Incorrect DAG as there is a loop this workflow will run forever, as it keeps downloading the file forever and never terminates.
Writing a DAG
The airflow data pipeline is a Python script that contains the DAG object. The first step is to import modules required for developing the DAG and Operators.
from airflow import DAG
with DAG() as dag:
This import is required for instantiating a DAG object, line 2 is our DAG and it is the data pipeline. This DAG is of no use, we need to add certain parameters inside the DAG() the first parameter is the “dagid”, every dag inside the airflow will be identified by a unique id.
with DAG(“basic”)
The second parameter is “start_date”, the start_date represents the first DAG start date.
from airflow import DAG
from datetime import datetime
with DAG("basic", start_date=datetime(2022,1,1)) as dag:
The 3rd parameter is “schedule_interval”, using ‘schedule_interval’ the jobs can be run at specified intervals.
from airflow import DAG
from datetime import datetime
with DAG("basic", start_date=datetime(2022,1,1) , schedule_interval="@daily") as dag:
That’s it these are the only steps to create a DAG, of course, the dag will do nothing as we have not defined any task yet. The article covers the task creating in the latter part.
DAG scheduling
The DAG can run at regular intervals we need to configure the interval through the ‘schedule_interval’ argument. By default, the value of ‘schedule_interval’ is None which means the DAG will not be scheduled and can only be run through Airflow UI. In Airflow there are various convenient cron presets that can be used for DAG scheduling, they are
- @once - will execute only once
- @hour - run once an hour
- @daily - once at midnight
- @weekly - once a week at midnight
- @monthly - once a month at midnight
- @yearly - run once a year midnight of January 1.
The DAG can also be scheduled using cron-based intervals, all the above macros are mostly used for running at midnight every day, a year, or a month. But what if the requirement is to execute a DAG every 5 minutes of 10 minutes or every Thursday at 10:00 AM, in these circumstances cron-based interval scheduling should have opted.
Usually, the cron expressions are represented by an asterisk (*) where each * represents an hour or month based on its position.
Run DAG every 5 minutes can be represented using cron expression as “ * / 5 * * * * ”
5 9 * * 3 = at 9:05 on Wednesday
*/1 * * * * = Run every minute
0 15 * * * = every day at 15:00 PM
0 15 * 12 * = December 15:00 PM
from airflow import DAG
from datetime import datetime
with DAG("basic", start_date=datetime(2022,1,1) , schedule_interval="*/5 * * * *") as dag:
DAG runs every 5 minutes.
Airflow ‘schedule_interval’ also supports frequency-based scheduling as sometimes cron-based scheduling can be confusing, for that datetime can be used.

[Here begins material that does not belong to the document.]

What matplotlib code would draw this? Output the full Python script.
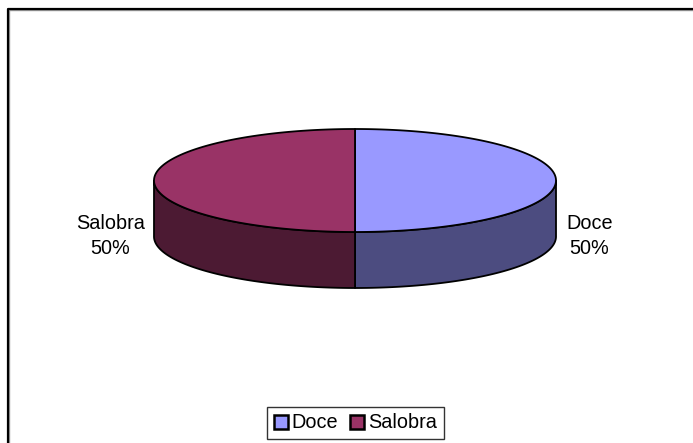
import numpy as np
import matplotlib.pyplot as plt
from matplotlib.patches import Polygon, Patch
from matplotlib.lines import Line2D

# ================= DATA =================
LABELS = ["Doce", "Salobra"]
VALUES = [50, 50]
TOP_COLORS = ["#9999ff", "#993366"]
SIDE_COLORS = ["#4c4c80", "#4c1a33"]

# ================= SETTINGS =================
W, H = 693, 443
CX, CY = 355, 180.5     # centre of top ellipse (px)
RX, RY = 201, 51.5      # semi axes
DEPTH = 56
START = 90.0
FONT = "Liberation Sans"
FS = 14.3

plt.rcParams["font.family"] = [FONT, "DejaVu Sans"]

fig = plt.figure(figsize=(W / 100, H / 100), dpi=100)
ax = fig.add_axes([0, 0, 1, 1])
ax.set_xlim(0, W)
ax.set_ylim(H, 0)
ax.axis("off")


def ell(t):
    r = np.radians(t)
    return CX + RX * np.cos(r), CY - RY * np.sin(r)


fracs = np.asarray(VALUES, float) / np.sum(VALUES)
cum = np.concatenate([[0], np.cumsum(fracs)])

# sides first
for i, f in enumerate(fracs):
    t0 = START - cum[i] * 360
    t1 = t0 - f * 360
    t = np.linspace(t0, t1, 400)
    t = t[np.sin(np.radians(t)) <= 1e-9]
    if t.size < 2:
        continue
    x, y = ell(t)
    pts = np.column_stack([np.r_[x, x[::-1]], np.r_[y, y[::-1] + DEPTH]])
    ax.add_patch(Polygon(pts, closed=True, facecolor=SIDE_COLORS[i],
                         edgecolor="black", lw=1.3, joinstyle="round", zorder=2))

# tops
for i, f in enumerate(fracs):
    t0 = START - cum[i] * 360
    t1 = t0 - f * 360
    t = np.linspace(t0, t1, 400)
    x, y = ell(t)
    pts = np.column_stack([np.r_[CX, x], np.r_[CY, y]])
    ax.add_patch(Polygon(pts, closed=True, facecolor=TOP_COLORS[i],
                         edgecolor="black", lw=1.3, joinstyle="round", zorder=3))

# labels
for i, f in enumerate(fracs):
    mid = START - (cum[i] + f / 2) * 360
    c = np.cos(np.radians(mid))
    x, y = ell(mid)
    ha = "left" if c > 0 else "right"
    x = x + (10 if c > 0 else -9)
    ax.text(x, y + DEPTH - 1, f"{LABELS[i]}\n{VALUES[i] / sum(VALUES):.0%}",
            ha=ha, va="center", multialignment="center", fontsize=FS,
            linespacing=1.4, zorder=5)

# outer frame (open at right / bottom like the crop)
ax.add_line(Line2D([8.5, 8.5, W], [H, 9.5, 9.5], color="#9a9a9a", lw=1.0, zorder=1))
ax.add_line(Line2D([8, 8, W], [H, 9, 9], color="black", lw=1.6, zorder=1))

handles = [Patch(facecolor=TOP_COLORS[i], edgecolor="black", lw=1.8, label=LABELS[i])
           for i in range(len(LABELS))]
leg = fig.legend(handles=handles, loc="center", bbox_to_anchor=(355.5 / W, 1 - 423 / H),
                 ncol=2, frameon=True, fancybox=False, edgecolor="black",
                 fontsize=FS, handlelength=0.7, handleheight=0.7, handletextpad=0.2,
                 columnspacing=0.6, borderpad=0.35, borderaxespad=0)
leg.get_frame().set_linewidth(1.0)

fig.savefig("out.png", dpi=100, facecolor="white")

with DAG("basic", start_date=datetime(2022,1,1) , schedule_interval=timedelta(days=5)) as dag:
The dag will run once every 5 days.
with DAG("basic", start_date=datetime(2022,1,1) , schedule_interval=timedelta(minutes=0, hours=15, days=3)) as dag:
Every Wednesday at 15:00 PM.
Defining Task
Tasks inside the DAG are configured using Operators, in the article, we are going to write a Python function that prints “Hello World” every 5 minutes.
from airflow import DAG
from datetime import datetime, timedelta
from airflow.operators.python import PythonOperator
def print_message():
print("HELLO WORLD!!!")
with DAG("basic", start_date=datetime(2022,1,1) , schedule_interval="*/5 * * * *") as dag:
task = PythonOperator(
task_id="dag_basics",
python_callable=print_message)
task
Airflow UI
Summary
The article covered, the basics of DAG, the properties required for running DAG, and explained in depth DAG scheduling. In the upcoming articles, details on Operators will be explained.